▸ EXERCISE DETAILS
Starting at the first line of the data, print each line verbatim up to and including the line bearing "const seriesNames = ['Activos", omitting pictures.

▸ GIVEN DATA

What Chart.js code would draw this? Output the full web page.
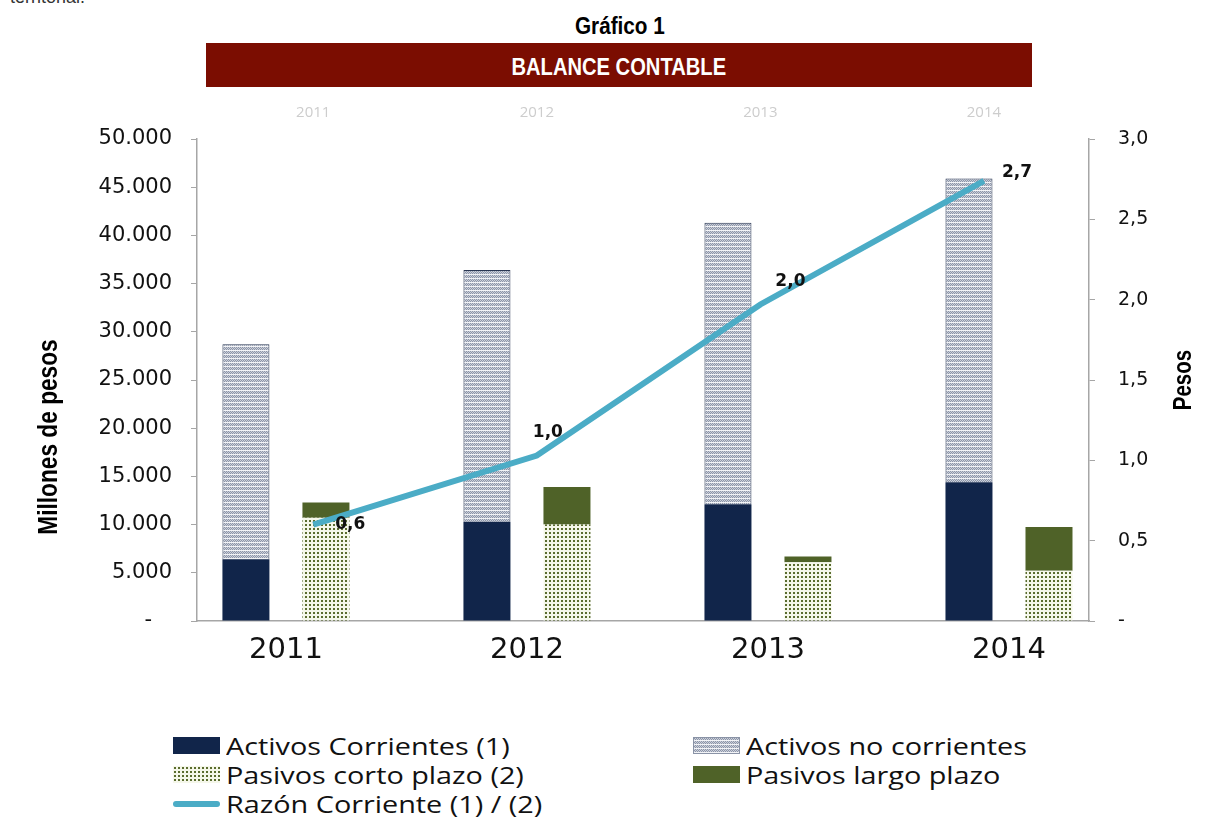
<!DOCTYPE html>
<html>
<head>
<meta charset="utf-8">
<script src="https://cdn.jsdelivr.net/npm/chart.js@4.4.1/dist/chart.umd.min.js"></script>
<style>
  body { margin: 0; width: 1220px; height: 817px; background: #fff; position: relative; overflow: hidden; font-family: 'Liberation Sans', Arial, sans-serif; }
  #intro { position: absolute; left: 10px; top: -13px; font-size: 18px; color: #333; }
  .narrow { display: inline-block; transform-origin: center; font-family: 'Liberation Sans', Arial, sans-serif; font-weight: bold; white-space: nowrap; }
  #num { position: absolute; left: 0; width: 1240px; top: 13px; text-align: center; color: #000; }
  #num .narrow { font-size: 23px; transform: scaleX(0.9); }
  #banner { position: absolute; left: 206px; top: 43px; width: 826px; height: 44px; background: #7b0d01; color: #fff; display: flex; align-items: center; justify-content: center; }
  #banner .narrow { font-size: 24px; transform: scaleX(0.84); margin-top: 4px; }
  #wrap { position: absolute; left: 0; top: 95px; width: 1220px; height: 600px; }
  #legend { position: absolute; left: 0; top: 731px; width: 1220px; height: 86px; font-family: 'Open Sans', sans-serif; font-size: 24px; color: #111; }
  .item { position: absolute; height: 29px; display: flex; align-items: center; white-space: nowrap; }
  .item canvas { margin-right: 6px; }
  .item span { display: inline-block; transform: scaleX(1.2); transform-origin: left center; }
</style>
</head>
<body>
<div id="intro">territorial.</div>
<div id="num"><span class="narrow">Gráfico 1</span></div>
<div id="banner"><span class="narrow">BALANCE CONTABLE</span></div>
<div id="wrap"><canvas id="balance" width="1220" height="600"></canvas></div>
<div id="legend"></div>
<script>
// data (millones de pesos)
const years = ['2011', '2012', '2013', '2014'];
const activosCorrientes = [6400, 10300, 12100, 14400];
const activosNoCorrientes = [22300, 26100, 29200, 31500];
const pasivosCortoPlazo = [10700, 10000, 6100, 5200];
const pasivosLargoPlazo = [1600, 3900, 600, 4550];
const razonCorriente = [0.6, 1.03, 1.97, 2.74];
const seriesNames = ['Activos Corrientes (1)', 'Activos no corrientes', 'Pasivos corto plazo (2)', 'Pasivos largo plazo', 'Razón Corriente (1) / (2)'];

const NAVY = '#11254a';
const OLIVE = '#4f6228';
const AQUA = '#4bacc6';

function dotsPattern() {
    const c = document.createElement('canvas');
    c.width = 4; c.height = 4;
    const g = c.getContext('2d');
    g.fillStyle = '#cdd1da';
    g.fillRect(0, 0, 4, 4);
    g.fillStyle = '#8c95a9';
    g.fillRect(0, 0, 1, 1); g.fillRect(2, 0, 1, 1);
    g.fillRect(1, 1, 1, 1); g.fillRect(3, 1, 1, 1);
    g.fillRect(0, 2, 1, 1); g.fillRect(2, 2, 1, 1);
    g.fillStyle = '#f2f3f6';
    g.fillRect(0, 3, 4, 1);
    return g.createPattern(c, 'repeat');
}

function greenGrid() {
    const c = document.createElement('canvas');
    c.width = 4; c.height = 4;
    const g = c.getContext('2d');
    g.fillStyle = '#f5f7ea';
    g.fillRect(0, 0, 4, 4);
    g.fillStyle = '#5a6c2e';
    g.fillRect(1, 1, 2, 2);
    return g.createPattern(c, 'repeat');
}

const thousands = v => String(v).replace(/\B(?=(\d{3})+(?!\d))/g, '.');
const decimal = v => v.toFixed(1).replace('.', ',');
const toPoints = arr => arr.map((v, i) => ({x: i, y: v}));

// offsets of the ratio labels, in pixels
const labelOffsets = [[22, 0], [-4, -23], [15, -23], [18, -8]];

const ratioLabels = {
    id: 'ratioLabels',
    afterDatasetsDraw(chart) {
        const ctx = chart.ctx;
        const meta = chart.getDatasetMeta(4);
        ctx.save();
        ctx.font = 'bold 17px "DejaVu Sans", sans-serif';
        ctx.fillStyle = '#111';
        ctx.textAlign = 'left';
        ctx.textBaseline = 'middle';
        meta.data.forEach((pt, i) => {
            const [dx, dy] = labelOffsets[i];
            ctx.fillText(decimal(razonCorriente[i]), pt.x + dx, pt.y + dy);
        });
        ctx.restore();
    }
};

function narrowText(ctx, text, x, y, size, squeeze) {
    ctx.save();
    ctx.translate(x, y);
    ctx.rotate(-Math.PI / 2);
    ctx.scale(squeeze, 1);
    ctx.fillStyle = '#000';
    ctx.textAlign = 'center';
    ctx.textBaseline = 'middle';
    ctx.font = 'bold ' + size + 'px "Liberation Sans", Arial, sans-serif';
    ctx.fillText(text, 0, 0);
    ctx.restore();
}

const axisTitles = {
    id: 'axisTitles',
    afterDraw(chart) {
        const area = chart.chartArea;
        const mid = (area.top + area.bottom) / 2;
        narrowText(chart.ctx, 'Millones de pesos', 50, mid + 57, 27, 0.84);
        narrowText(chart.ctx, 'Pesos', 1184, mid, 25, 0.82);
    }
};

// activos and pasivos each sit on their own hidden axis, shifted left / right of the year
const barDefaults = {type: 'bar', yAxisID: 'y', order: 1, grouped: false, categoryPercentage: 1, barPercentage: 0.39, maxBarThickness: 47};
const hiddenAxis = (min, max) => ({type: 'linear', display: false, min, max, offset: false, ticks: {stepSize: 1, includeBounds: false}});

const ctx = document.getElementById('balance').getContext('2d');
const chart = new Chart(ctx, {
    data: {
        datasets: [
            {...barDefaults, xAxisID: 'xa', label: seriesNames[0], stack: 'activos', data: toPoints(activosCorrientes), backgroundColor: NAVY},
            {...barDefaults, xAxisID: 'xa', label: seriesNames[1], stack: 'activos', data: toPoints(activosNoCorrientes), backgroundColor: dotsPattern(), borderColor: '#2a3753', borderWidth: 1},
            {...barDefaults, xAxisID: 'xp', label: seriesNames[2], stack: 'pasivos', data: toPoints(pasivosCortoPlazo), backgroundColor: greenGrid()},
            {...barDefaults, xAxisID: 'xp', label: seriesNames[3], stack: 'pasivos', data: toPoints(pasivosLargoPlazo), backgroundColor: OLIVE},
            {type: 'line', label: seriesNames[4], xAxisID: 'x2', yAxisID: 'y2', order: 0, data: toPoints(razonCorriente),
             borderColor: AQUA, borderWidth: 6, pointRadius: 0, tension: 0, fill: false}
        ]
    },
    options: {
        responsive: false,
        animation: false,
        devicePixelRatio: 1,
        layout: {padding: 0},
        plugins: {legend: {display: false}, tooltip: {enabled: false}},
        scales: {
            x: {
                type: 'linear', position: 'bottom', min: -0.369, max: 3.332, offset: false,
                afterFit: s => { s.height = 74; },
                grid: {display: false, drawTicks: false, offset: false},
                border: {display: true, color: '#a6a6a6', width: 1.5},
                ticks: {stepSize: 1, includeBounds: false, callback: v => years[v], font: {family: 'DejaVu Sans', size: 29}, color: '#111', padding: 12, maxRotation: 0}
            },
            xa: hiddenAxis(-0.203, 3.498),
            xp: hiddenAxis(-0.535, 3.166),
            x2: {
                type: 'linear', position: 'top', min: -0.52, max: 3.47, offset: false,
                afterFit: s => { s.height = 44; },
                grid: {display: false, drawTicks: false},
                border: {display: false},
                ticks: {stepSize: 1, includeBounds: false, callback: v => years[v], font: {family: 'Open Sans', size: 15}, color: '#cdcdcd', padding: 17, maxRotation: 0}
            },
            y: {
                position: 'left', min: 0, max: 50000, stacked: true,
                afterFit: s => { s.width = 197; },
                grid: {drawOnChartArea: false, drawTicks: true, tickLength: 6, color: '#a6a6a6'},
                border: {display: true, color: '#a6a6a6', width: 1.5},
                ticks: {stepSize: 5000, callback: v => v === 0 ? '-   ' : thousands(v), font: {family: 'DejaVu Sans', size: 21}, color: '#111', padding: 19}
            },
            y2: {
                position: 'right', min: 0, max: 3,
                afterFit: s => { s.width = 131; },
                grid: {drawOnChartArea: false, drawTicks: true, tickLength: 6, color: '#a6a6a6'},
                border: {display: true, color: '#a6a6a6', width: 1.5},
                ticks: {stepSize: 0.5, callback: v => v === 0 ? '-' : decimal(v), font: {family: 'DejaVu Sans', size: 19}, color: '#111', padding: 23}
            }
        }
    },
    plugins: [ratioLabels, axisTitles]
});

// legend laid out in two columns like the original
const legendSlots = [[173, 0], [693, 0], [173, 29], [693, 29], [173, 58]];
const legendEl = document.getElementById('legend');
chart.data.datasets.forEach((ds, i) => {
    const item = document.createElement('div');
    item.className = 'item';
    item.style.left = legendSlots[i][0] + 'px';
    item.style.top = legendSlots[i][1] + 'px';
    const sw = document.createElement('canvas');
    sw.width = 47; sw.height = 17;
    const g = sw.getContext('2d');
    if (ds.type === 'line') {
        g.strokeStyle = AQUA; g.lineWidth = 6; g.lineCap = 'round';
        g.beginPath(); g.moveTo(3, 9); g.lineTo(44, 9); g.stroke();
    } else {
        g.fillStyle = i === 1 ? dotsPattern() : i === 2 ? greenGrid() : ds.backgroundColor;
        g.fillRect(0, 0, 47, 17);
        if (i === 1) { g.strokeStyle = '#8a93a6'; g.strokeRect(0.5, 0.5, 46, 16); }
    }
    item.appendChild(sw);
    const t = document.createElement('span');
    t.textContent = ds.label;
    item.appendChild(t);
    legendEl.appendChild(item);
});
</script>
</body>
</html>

▸ TASK SOLUTION
What Chart.js code would draw this? Output the full web page.
<!DOCTYPE html>
<html>
<head>
<meta charset="utf-8">
<script src="https://cdn.jsdelivr.net/npm/chart.js@4.4.1/dist/chart.umd.min.js"></script>
<style>
  body { margin: 0; width: 1220px; height: 817px; background: #fff; position: relative; overflow: hidden; font-family: 'Liberation Sans', Arial, sans-serif; }
  #intro { position: absolute; left: 10px; top: -13px; font-size: 18px; color: #333; }
  .narrow { display: inline-block; transform-origin: center; font-family: 'Liberation Sans', Arial, sans-serif; font-weight: bold; white-space: nowrap; }
  #num { position: absolute; left: 0; width: 1240px; top: 13px; text-align: center; color: #000; }
  #num .narrow { font-size: 23px; transform: scaleX(0.9); }
  #banner { position: absolute; left: 206px; top: 43px; width: 826px; height: 44px; background: #7b0d01; color: #fff; display: flex; align-items: center; justify-content: center; }
  #banner .narrow { font-size: 24px; transform: scaleX(0.84); margin-top: 4px; }
  #wrap { position: absolute; left: 0; top: 95px; width: 1220px; height: 600px; }
  #legend { position: absolute; left: 0; top: 731px; width: 1220px; height: 86px; font-family: 'Open Sans', sans-serif; font-size: 24px; color: #111; }
  .item { position: absolute; height: 29px; display: flex; align-items: center; white-space: nowrap; }
  .item canvas { margin-right: 6px; }
  .item span { display: inline-block; transform: scaleX(1.2); transform-origin: left center; }
</style>
</head>
<body>
<div id="intro">territorial.</div>
<div id="num"><span class="narrow">Gráfico 1</span></div>
<div id="banner"><span class="narrow">BALANCE CONTABLE</span></div>
<div id="wrap"><canvas id="balance" width="1220" height="600"></canvas></div>
<div id="legend"></div>
<script>
// data (millones de pesos)
const years = ['2011', '2012', '2013', '2014'];
const activosCorrientes = [6400, 10300, 12100, 14400];
const activosNoCorrientes = [22300, 26100, 29200, 31500];
const pasivosCortoPlazo = [10700, 10000, 6100, 5200];
const pasivosLargoPlazo = [1600, 3900, 600, 4550];
const razonCorriente = [0.6, 1.03, 1.97, 2.74];
const seriesNames = ['Activos Corrientes (1)', 'Activos no corrientes', 'Pasivos corto plazo (2)', 'Pasivos largo plazo', 'Razón Corriente (1) / (2)'];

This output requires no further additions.